Итак, ты пошёл на этот концерт. Неважно, что привело тебя туда – ну, может, девушка позвала. Главное, что похотливое чувство с надеждой на провожание и продолжение приклеит тебя к креслу. И будешь ты сидеть в концертном зале, как в очереди к зубному врачу.
Но это ещё не главный позор.
Ведь ты улыбнёшься, хоть раз улыбнёшься – хотя бы из вежливости – среди этой толпы ржущих людей.
Главный позор начнётся тогда, когда подсматривающая телекамера выхватит твоё идиотическое лицо и покажет на всю страну.
Только представив это, я хватаюсь за сердце».
Он говорит: «Давным-давно, когда вода была мокрее, а сахар – слаще, в разных институтах существовала категория людей, имевших статус “национальных кадров”. В нашем это были люди, приехавшие с какими-то загадочными работами в качестве конкурсных-вступительных, с ними потом и получившие диплом.
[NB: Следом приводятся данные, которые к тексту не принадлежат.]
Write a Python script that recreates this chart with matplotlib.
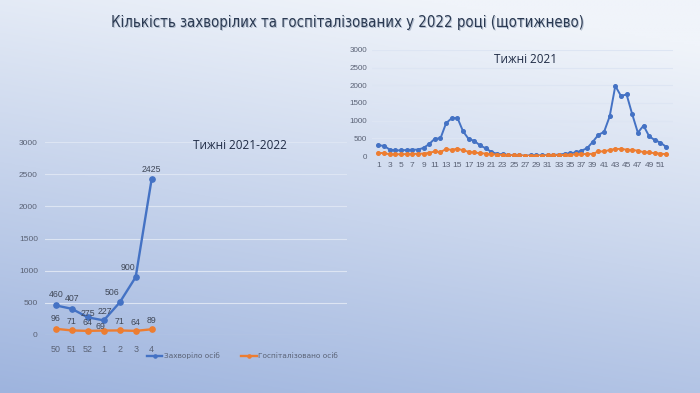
"""Слайд: кількість захворілих та госпіталізованих (щотижнево), два лінійні графіки."""

import numpy as np
import matplotlib.pyplot as plt
from matplotlib import transforms

# ліва діаграма: тижні 2021-2022
weeks_short = ["50", "51", "52", "1", "2", "3", "4"]
sick_short = [460, 407, 275, 227, 506, 900, 2425]
hosp_short = [96, 71, 64, 69, 71, 64, 89]

# права діаграма: тижні 2021
weeks_2021 = list(range(1, 53))
sick_2021 = [300, 290, 180, 160, 160, 170, 180, 180, 230, 340,
             490, 500, 930, 1070, 1080, 700, 480, 430, 300, 220,
             120, 60, 50, 30, 20, 15, 10, 15, 15, 20,
             25, 30, 40, 60, 80, 100, 150, 220, 400, 600,
             680, 1120, 1980, 1700, 1740, 1180, 660, 860, 560, 450,
             380, 260]
hosp_2021 = [90, 80, 50, 50, 50, 55, 60, 60, 70, 90,
             130, 110, 200, 170, 210, 160, 120, 100, 80, 70,
             50, 40, 30, 25, 20, 15, 10, 10, 10, 12,
             15, 20, 25, 30, 40, 45, 50, 60, 60, 130,
             130, 170, 200, 200, 180, 170, 150, 110, 100, 80,
             70, 50]

TITLE = "Кількість захворілих та госпіталізованих у 2022 році (щотижнево)"
BLUE = "#4472c4"
ORANGE = "#ed7d31"
TICK_COLOR = "#5a6275"
GRID_COLOR = "#dde5f3"
NUM_FONT = "Liberation Sans"

fig = plt.figure(figsize=(7, 3.93), dpi=100)

# фон слайда — градієнт від світлого згори до блакитного внизу
bg = fig.add_axes([0, 0, 1, 1], zorder=-10)
yy, xx = np.mgrid[0:1:200j, 0:1:200j]
t = np.clip(0.85 * yy + 0.25 * (1 - xx) - 0.1, 0, 1)
top = np.array([240, 244, 250]) / 255
bottom = np.array([158, 180, 222]) / 255
img = top + (bottom - top) * t[..., None]
bg.imshow(img, aspect="auto", extent=[0, 1, 1, 0])
bg.axis("off")

# заголовок з легкою тінню
shadow = fig.transFigure + transforms.ScaledTranslation(1 / 100, -1 / 100, fig.dpi_scale_trans)
for color, tr in (("#b4bfd0", shadow), ("#2b3a52", fig.transFigure)):
    fig.text(0.497, 0.942, TITLE, ha="center", va="center", fontsize=10.7, color=color,
             family="DejaVu Sans", fontstretch="condensed", transform=tr)


def style_axes(ax):
    ax.set_facecolor("none")
    for s in ax.spines.values():
        s.set_visible(False)
    ax.set_ylim(0, 3000)
    ax.set_yticks(range(0, 3001, 500))
    ax.yaxis.grid(True, color=GRID_COLOR, linewidth=0.8)
    ax.set_axisbelow(True)
    ax.tick_params(length=0, colors=TICK_COLOR)
    for lab in ax.get_xticklabels() + ax.get_yticklabels():
        lab.set_family(NUM_FONT)


# ліва діаграма
ax1 = fig.add_axes([0.064, 0.1476, 0.431, 0.491])
x1 = np.arange(len(weeks_short))
ax1.plot(x1, sick_short, color=BLUE, lw=1.7, marker="o", ms=3.8, label="Захворіло осіб")
ax1.plot(x1, hosp_short, color=ORANGE, lw=1.7, marker="o", ms=3.8, label="Госпіталізовано осіб")
ax1.set_xlim(-0.69, 18.2)
ax1.set_xticks(x1, weeks_short)
style_axes(ax1)
ax1.tick_params(axis="x", labelsize=6.4, pad=7)
ax1.tick_params(axis="y", labelsize=6.0, pad=5)

# зсуви підписів у пікселях
sick_off = [(0, 11), (0, 10), (0, 4), (1, 9), (-8, 10), (-8, 10), (0, 10)]
hosp_off = [(0, 10), (0, 9), (0, 8), (-3, 4), (0, 9), (0, 8), (0, 9)]
for vals, offs in ((sick_short, sick_off), (hosp_short, hosp_off)):
    for i, v in enumerate(vals):
        ax1.annotate(str(v), (x1[i], v), xytext=offs[i], textcoords="offset pixels",
                     ha="center", va="center", fontsize=6.3, color="#404858", family=NUM_FONT)

ax1.text(11.5, 2950, "Тижні 2021-2022", ha="center", va="center", fontsize=8.5,
         color="#1f2b45", family="Open Sans")
leg = ax1.legend(loc="upper center", bbox_to_anchor=(0.655, -0.055), ncol=2, frameon=False,
                 fontsize=5.3, handlelength=2.1, columnspacing=2.9, handletextpad=0.2,
                 markerscale=0.6)
for txt in leg.get_texts():
    txt.set_color(TICK_COLOR)

# права діаграма
ax2 = fig.add_axes([0.532, 0.603, 0.43, 0.27])
ax2.plot(weeks_2021, sick_2021, color=BLUE, lw=1.4, marker="o", ms=2.6)
ax2.plot(weeks_2021, hosp_2021, color=ORANGE, lw=1.4, marker="o", ms=2.6)
ax2.set_xlim(-0.07, 53.3)
ax2.set_xticks(weeks_2021[::2])
style_axes(ax2)
ax2.tick_params(axis="x", labelsize=6.0, pad=4)
ax2.tick_params(axis="y", labelsize=5.8, pad=4)
ax2.text(27.0, 2720, "Тижні 2021", ha="center", va="center", fontsize=8.5,
         color="#1f2b45", family="Open Sans")

fig.savefig("out.png", dpi=100)
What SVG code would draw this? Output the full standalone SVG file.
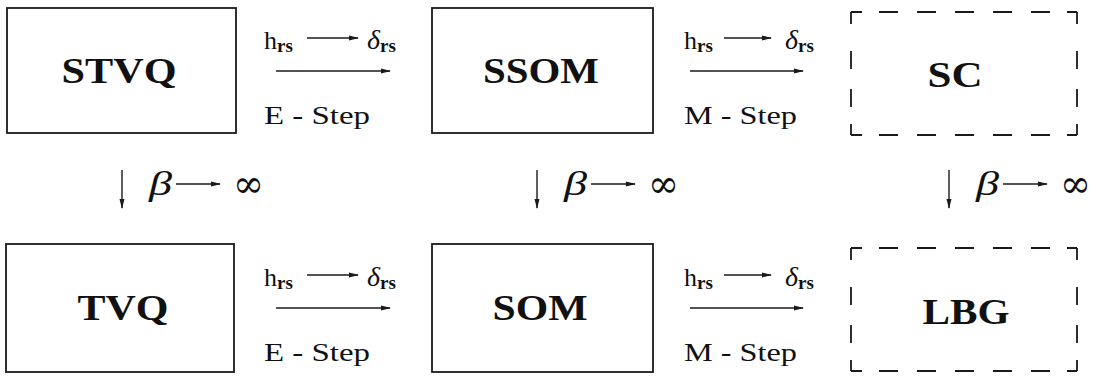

Потом они уезжали заведовать культурой каких-нибудь гордых горных республик и автономных областей. В пятилетием промежутке они сидели на подоконнике в коридоре общежития. Там они пребывали, сводя социальные отношения к вопросу проходящим барышням, особенно блондинкам:
– Слушай, пойдём ко мне, да? А? А!? Ну подумай, я пока здесь посижу…
Нет, наверняка, среди национальных кадров были гении и столпы мудрости – но мне достались не они, а эти.
И вот один такой человек попал на экзамен по истории западноевропейской литературы к одной знаменитой старухе. (Тут начинается легенда, а в легенде не важна точность, не нужна лишняя шелуха имён и дат, и каждый рассказывает легенду по-своему, я же расскажу её, чтобы подвести к красоте короткого иностранного слова). Эта женщина, надо сказать, написала свою первую научную работу по французской прозе во времена ОПОЯЗа. Именно на экзамене, что она принимала, Человеку, слезшему с Подоконника, выпал билет, где первый вопрос был записан как одно короткое слово – “фаблио”. Если бы там было написано “Фаблио как жанр”, это ещё куда ни шло, Человек с Подоконника, может быть, и сориентировался бы. (Если кто не знает, фаблио относится к рассказу типа как эогиппус к лошади).